* Task details: Repeat the material below word for word and leave out all pictures.

* Recorded information:
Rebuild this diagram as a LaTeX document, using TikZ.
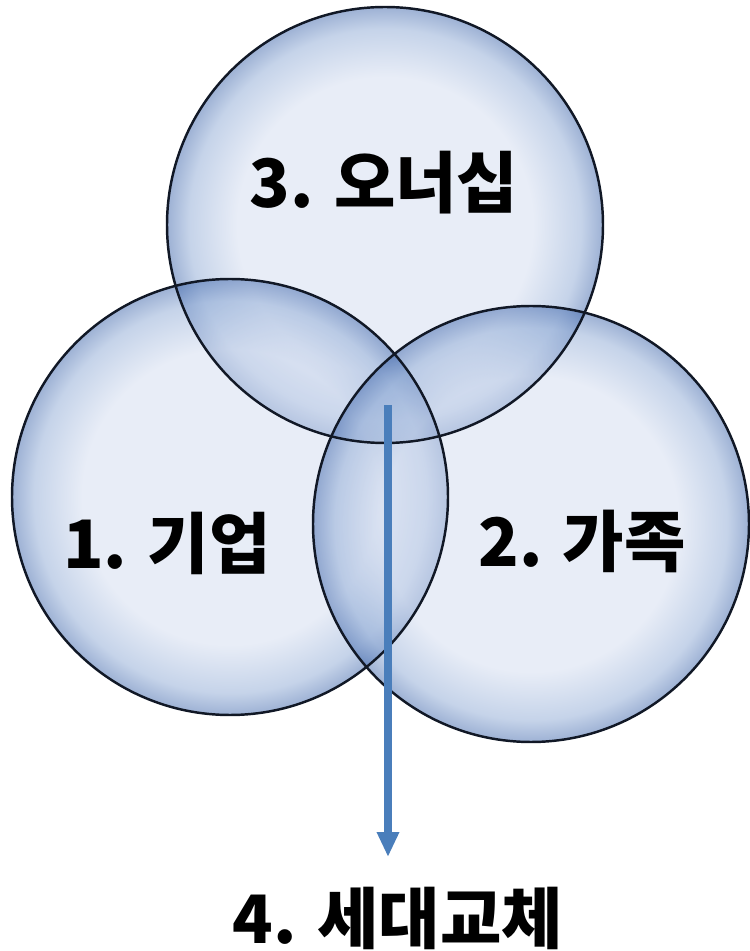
\documentclass[tikz,border=0pt]{standalone}
\usepackage{fontspec}
\newfontfamily\krfont{Noto Sans CJK KR}
\usetikzlibrary{arrows.meta}
\definecolor{bubin}{RGB}{209,219,239}
\definecolor{bubmid}{RGB}{140,168,212}
\definecolor{bubrim}{RGB}{60,100,170}
\definecolor{rimline}{HTML}{111826}
\definecolor{flow}{HTML}{4A7EBB}
\pgfdeclareradialshading{bubble}{\pgfpoint{0bp}{0bp}}{color(0bp)=(bubin); color(17bp)=(bubin); color(22.5bp)=(bubmid); color(25bp)=(bubrim); color(50bp)=(bubrim)}
\tikzset{
  bub/.style={circle, minimum size=8.72cm, inner sep=0pt, shading=bubble, fill opacity=0.5},
  rim/.style={rimline, line width=1.4pt},
  lbl/.style={font=\krfont\bfseries\fontsize{38}{44}\selectfont, text=black, inner sep=0pt},
  flowarrow/.style={flow, line width=4pt, -{Triangle[length=0.5cm, width=0.42cm]}}
}

\begin{document}
\begin{tikzpicture}[x=0.02cm, y=0.02cm]
  \useasboundingbox (0,0) rectangle (750,951);
  % three bubbles
  \node[bub] (owner) at (385,726) {};
  \node[bub] (firm) at (230,454) {};
  \node[bub] (family) at (531,427) {};
  \foreach \c in {owner,firm,family}{
    \draw[rim] (\c.center) circle[radius=218];
  }
  \node[lbl] (ownerlbl) at (384,768) {3. 오너십};
  \node[lbl] (firmlbl) at (167,408) {1. 기업};
  \node[lbl] (familylbl) at (582,410) {2. 가족};
  \node[lbl] (genlbl) at (398,33) {4. 세대교체};
  % succession arrow out of the centre
  \coordinate (core) at (388,546);
  \coordinate (tip) at (388,94);
  \draw[flowarrow] (core) -- (tip);
\end{tikzpicture}
\end{document}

* Answer to this problem:
Rebuild this diagram as a LaTeX document, using TikZ.
\documentclass[tikz,border=0pt]{standalone}
\usepackage{fontspec}
\newfontfamily\krfont{Noto Sans CJK KR}
\usetikzlibrary{arrows.meta}
\definecolor{bubin}{RGB}{209,219,239}
\definecolor{bubmid}{RGB}{140,168,212}
\definecolor{bubrim}{RGB}{60,100,170}
\definecolor{rimline}{HTML}{111826}
\definecolor{flow}{HTML}{4A7EBB}
\pgfdeclareradialshading{bubble}{\pgfpoint{0bp}{0bp}}{color(0bp)=(bubin); color(17bp)=(bubin); color(22.5bp)=(bubmid); color(25bp)=(bubrim); color(50bp)=(bubrim)}
\tikzset{
  bub/.style={circle, minimum size=8.72cm, inner sep=0pt, shading=bubble, fill opacity=0.5},
  rim/.style={rimline, line width=1.4pt},
  lbl/.style={font=\krfont\bfseries\fontsize{38}{44}\selectfont, text=black, inner sep=0pt},
  flowarrow/.style={flow, line width=4pt, -{Triangle[length=0.5cm, width=0.42cm]}}
}

\begin{document}
\begin{tikzpicture}[x=0.02cm, y=0.02cm]
  \useasboundingbox (0,0) rectangle (750,951);
  % three bubbles
  \node[bub] (owner) at (385,726) {};
  \node[bub] (firm) at (230,454) {};
  \node[bub] (family) at (531,427) {};
  \foreach \c in {owner,firm,family}{
    \draw[rim] (\c.center) circle[radius=218];
  }
  \node[lbl] (ownerlbl) at (384,768) {3. 오너십};
  \node[lbl] (firmlbl) at (167,408) {1. 기업};
  \node[lbl] (familylbl) at (582,410) {2. 가족};
  \node[lbl] (genlbl) at (398,33) {4. 세대교체};
  % succession arrow out of the centre
  \coordinate (core) at (388,546);
  \coordinate (tip) at (388,94);
  \draw[flowarrow] (core) -- (tip);
\end{tikzpicture}
\end{document}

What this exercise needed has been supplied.